> _Do this_: Copy all entries without alteration and skip the pictures they hold.

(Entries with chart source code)
[BEGIN]

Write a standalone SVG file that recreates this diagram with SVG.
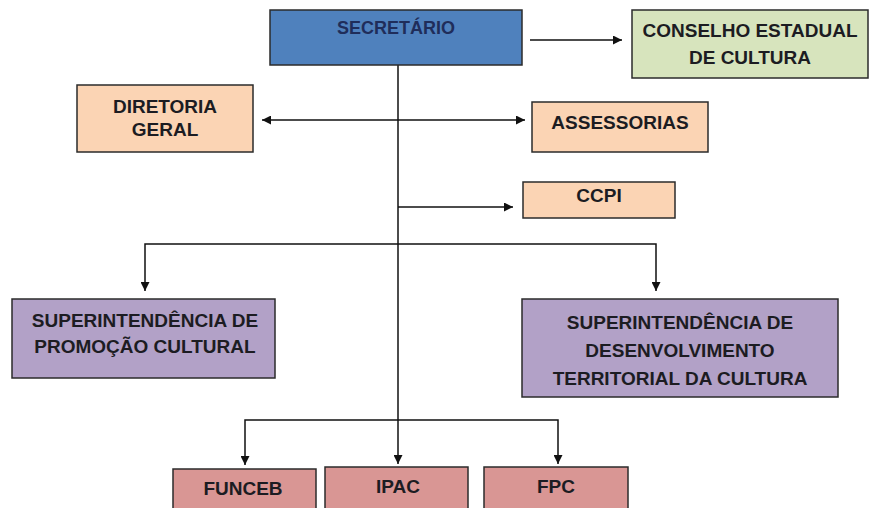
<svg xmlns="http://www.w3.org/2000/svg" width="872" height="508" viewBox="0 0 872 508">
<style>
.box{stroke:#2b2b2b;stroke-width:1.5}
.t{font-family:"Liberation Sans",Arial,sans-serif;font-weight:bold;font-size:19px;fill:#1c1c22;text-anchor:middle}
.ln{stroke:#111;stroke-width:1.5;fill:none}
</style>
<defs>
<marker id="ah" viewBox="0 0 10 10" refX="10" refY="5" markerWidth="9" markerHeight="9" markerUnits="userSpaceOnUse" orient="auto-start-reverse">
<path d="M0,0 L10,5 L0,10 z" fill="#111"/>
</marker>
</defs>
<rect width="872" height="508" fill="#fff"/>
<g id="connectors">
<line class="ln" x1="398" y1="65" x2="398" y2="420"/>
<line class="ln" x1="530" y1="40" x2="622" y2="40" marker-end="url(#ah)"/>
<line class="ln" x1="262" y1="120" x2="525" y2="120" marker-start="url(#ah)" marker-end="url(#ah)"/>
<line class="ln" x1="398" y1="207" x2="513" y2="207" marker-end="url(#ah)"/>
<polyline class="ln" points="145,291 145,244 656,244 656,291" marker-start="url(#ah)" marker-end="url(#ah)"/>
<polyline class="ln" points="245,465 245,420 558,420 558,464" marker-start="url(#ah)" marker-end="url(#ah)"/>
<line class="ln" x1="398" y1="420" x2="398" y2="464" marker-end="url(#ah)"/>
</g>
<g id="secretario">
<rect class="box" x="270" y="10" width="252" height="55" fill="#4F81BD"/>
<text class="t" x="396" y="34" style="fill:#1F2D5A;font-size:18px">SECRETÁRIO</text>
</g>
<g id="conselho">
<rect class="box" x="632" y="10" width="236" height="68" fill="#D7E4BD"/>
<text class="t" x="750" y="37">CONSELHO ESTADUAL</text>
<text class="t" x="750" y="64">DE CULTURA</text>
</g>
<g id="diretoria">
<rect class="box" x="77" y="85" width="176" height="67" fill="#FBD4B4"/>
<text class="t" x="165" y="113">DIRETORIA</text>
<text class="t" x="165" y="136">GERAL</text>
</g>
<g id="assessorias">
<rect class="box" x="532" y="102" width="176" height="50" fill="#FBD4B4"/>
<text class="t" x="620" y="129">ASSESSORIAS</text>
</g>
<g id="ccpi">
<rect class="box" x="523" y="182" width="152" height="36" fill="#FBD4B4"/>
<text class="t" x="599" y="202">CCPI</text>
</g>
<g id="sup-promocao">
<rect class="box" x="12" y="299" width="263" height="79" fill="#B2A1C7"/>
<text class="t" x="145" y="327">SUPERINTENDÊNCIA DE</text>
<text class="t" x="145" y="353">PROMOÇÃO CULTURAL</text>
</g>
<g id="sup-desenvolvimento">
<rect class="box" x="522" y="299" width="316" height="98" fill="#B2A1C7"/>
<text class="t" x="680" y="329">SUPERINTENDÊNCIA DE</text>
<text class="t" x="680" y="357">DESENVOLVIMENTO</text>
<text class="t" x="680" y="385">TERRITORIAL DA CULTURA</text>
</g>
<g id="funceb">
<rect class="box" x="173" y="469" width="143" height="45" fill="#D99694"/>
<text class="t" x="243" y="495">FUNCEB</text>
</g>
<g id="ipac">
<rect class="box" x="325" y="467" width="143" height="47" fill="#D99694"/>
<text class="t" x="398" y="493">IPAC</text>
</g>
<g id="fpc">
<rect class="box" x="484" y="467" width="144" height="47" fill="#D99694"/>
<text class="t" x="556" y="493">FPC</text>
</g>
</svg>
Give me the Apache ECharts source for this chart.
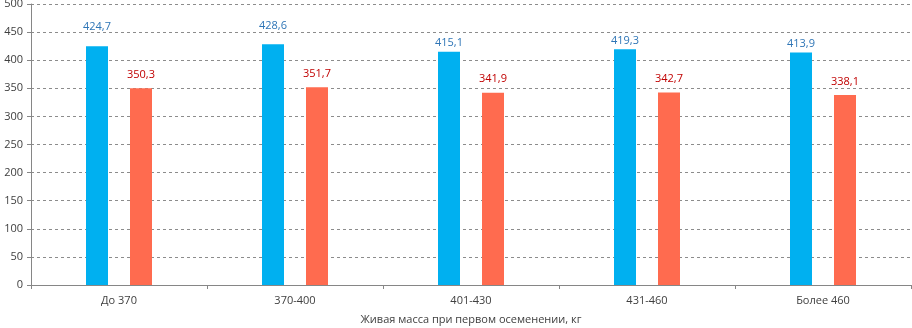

[END]

> _Expected output_:
Write a standalone SVG file that recreates this diagram with SVG.
<svg xmlns="http://www.w3.org/2000/svg" width="872" height="508" viewBox="0 0 872 508">
<style>
.box{stroke:#2b2b2b;stroke-width:1.5}
.t{font-family:"Liberation Sans",Arial,sans-serif;font-weight:bold;font-size:19px;fill:#1c1c22;text-anchor:middle}
.ln{stroke:#111;stroke-width:1.5;fill:none}
</style>
<defs>
<marker id="ah" viewBox="0 0 10 10" refX="10" refY="5" markerWidth="9" markerHeight="9" markerUnits="userSpaceOnUse" orient="auto-start-reverse">
<path d="M0,0 L10,5 L0,10 z" fill="#111"/>
</marker>
</defs>
<rect width="872" height="508" fill="#fff"/>
<g id="connectors">
<line class="ln" x1="398" y1="65" x2="398" y2="420"/>
<line class="ln" x1="530" y1="40" x2="622" y2="40" marker-end="url(#ah)"/>
<line class="ln" x1="262" y1="120" x2="525" y2="120" marker-start="url(#ah)" marker-end="url(#ah)"/>
<line class="ln" x1="398" y1="207" x2="513" y2="207" marker-end="url(#ah)"/>
<polyline class="ln" points="145,291 145,244 656,244 656,291" marker-start="url(#ah)" marker-end="url(#ah)"/>
<polyline class="ln" points="245,465 245,420 558,420 558,464" marker-start="url(#ah)" marker-end="url(#ah)"/>
<line class="ln" x1="398" y1="420" x2="398" y2="464" marker-end="url(#ah)"/>
</g>
<g id="secretario">
<rect class="box" x="270" y="10" width="252" height="55" fill="#4F81BD"/>
<text class="t" x="396" y="34" style="fill:#1F2D5A;font-size:18px">SECRETÁRIO</text>
</g>
<g id="conselho">
<rect class="box" x="632" y="10" width="236" height="68" fill="#D7E4BD"/>
<text class="t" x="750" y="37">CONSELHO ESTADUAL</text>
<text class="t" x="750" y="64">DE CULTURA</text>
</g>
<g id="diretoria">
<rect class="box" x="77" y="85" width="176" height="67" fill="#FBD4B4"/>
<text class="t" x="165" y="113">DIRETORIA</text>
<text class="t" x="165" y="136">GERAL</text>
</g>
<g id="assessorias">
<rect class="box" x="532" y="102" width="176" height="50" fill="#FBD4B4"/>
<text class="t" x="620" y="129">ASSESSORIAS</text>
</g>
<g id="ccpi">
<rect class="box" x="523" y="182" width="152" height="36" fill="#FBD4B4"/>
<text class="t" x="599" y="202">CCPI</text>
</g>
<g id="sup-promocao">
<rect class="box" x="12" y="299" width="263" height="79" fill="#B2A1C7"/>
<text class="t" x="145" y="327">SUPERINTENDÊNCIA DE</text>
<text class="t" x="145" y="353">PROMOÇÃO CULTURAL</text>
</g>
<g id="sup-desenvolvimento">
<rect class="box" x="522" y="299" width="316" height="98" fill="#B2A1C7"/>
<text class="t" x="680" y="329">SUPERINTENDÊNCIA DE</text>
<text class="t" x="680" y="357">DESENVOLVIMENTO</text>
<text class="t" x="680" y="385">TERRITORIAL DA CULTURA</text>
</g>
<g id="funceb">
<rect class="box" x="173" y="469" width="143" height="45" fill="#D99694"/>
<text class="t" x="243" y="495">FUNCEB</text>
</g>
<g id="ipac">
<rect class="box" x="325" y="467" width="143" height="47" fill="#D99694"/>
<text class="t" x="398" y="493">IPAC</text>
</g>
<g id="fpc">
<rect class="box" x="484" y="467" width="144" height="47" fill="#D99694"/>
<text class="t" x="556" y="493">FPC</text>
</g>
</svg>
Give me the Apache ECharts source for this chart.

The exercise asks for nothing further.